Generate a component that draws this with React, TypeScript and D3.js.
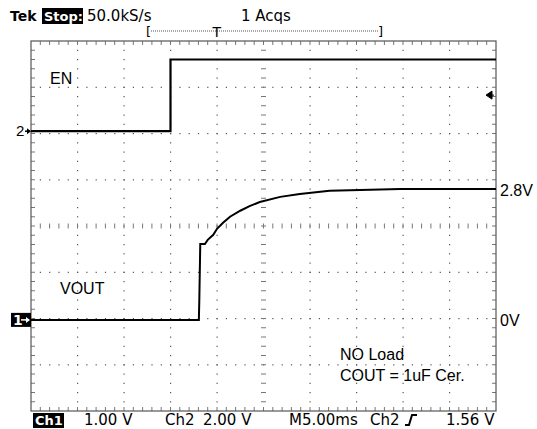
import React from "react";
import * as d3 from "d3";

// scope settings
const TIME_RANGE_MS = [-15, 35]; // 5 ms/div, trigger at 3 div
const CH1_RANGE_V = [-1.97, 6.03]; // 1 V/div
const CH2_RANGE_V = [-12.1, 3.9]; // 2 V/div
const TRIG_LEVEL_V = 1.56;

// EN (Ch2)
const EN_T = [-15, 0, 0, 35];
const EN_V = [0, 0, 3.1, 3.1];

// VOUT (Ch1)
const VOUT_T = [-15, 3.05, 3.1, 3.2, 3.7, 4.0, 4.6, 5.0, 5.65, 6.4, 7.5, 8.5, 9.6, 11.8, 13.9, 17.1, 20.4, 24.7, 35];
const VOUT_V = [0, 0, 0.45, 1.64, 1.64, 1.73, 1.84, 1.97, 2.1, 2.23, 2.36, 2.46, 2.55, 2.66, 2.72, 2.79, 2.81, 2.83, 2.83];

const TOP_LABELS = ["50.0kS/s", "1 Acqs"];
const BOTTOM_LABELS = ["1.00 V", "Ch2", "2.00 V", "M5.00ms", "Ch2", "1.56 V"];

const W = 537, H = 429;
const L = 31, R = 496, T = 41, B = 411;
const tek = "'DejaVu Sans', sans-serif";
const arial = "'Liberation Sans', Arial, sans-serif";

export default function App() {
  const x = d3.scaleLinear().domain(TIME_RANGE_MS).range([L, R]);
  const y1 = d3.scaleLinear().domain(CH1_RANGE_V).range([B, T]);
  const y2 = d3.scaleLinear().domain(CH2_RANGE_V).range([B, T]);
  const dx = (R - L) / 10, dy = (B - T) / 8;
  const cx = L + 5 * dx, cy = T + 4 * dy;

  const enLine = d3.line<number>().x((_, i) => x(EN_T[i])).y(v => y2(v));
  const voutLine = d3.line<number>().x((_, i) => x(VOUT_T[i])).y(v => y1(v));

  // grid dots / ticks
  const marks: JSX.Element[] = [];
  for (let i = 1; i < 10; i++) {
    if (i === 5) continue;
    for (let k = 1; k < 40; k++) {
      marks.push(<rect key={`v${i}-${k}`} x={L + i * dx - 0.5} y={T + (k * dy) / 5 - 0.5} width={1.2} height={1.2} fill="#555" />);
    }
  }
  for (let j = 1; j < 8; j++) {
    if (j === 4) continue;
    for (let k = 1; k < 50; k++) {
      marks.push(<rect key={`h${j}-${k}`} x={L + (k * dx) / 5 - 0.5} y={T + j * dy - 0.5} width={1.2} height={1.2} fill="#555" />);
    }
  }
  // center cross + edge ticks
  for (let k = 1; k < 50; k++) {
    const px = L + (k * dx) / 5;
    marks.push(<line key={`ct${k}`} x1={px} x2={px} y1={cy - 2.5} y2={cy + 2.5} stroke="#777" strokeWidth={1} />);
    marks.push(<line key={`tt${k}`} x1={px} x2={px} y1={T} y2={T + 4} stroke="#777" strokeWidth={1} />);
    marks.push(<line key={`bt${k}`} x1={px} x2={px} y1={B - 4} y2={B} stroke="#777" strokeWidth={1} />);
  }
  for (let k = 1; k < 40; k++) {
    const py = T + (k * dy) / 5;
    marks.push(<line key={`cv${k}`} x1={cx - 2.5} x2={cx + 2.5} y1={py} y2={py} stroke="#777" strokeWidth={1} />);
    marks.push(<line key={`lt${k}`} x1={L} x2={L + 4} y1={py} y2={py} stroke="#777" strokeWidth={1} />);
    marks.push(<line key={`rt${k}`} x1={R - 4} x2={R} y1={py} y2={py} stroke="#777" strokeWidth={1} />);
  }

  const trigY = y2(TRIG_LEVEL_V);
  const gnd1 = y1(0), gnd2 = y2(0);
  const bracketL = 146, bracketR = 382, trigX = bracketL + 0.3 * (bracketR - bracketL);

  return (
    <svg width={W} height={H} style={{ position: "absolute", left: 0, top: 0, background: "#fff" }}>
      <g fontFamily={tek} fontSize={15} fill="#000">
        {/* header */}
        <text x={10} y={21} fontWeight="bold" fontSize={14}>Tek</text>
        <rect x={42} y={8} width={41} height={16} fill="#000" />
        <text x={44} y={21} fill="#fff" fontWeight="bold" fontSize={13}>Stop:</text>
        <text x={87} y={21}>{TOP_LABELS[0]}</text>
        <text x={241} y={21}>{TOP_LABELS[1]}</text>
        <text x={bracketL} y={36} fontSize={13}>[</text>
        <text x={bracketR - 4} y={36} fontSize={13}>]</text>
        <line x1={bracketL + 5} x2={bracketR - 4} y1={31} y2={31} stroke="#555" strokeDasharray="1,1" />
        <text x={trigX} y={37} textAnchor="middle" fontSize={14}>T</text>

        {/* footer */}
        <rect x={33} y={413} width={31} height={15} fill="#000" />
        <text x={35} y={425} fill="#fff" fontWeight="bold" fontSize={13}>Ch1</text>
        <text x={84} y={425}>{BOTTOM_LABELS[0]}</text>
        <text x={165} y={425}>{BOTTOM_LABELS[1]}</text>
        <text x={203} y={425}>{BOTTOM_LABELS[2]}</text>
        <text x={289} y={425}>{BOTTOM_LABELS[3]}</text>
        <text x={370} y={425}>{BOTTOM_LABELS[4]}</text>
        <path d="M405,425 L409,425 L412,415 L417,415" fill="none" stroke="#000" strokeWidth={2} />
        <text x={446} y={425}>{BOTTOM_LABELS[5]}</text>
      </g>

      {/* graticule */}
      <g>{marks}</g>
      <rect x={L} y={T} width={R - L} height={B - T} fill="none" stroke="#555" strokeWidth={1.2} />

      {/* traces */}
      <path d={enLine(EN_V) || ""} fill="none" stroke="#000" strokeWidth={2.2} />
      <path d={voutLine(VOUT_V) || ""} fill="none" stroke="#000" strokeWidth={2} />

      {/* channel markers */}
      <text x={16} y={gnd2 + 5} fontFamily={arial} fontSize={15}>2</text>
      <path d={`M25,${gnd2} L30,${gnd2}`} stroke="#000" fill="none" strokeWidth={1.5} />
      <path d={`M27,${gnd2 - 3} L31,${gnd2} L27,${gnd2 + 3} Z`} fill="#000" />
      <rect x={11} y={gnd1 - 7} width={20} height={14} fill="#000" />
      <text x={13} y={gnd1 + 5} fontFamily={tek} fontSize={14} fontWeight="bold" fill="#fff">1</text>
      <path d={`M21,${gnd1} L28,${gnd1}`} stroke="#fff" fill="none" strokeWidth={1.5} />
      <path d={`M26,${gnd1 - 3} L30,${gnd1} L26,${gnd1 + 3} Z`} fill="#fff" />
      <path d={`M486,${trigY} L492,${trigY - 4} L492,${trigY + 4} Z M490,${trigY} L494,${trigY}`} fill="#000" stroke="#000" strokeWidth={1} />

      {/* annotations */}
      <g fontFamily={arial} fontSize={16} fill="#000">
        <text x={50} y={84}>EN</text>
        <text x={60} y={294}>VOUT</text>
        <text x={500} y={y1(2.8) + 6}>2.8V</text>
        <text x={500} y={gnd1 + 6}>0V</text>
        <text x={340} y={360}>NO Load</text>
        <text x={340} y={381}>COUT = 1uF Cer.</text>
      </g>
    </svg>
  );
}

Set problem
Return the material line for line, from its beginning to the line that contains "import * as", with the pictures left out.

Solution to this problem
Generate a component that draws this with React, TypeScript and D3.js.
import React from "react";
import * as d3 from "d3";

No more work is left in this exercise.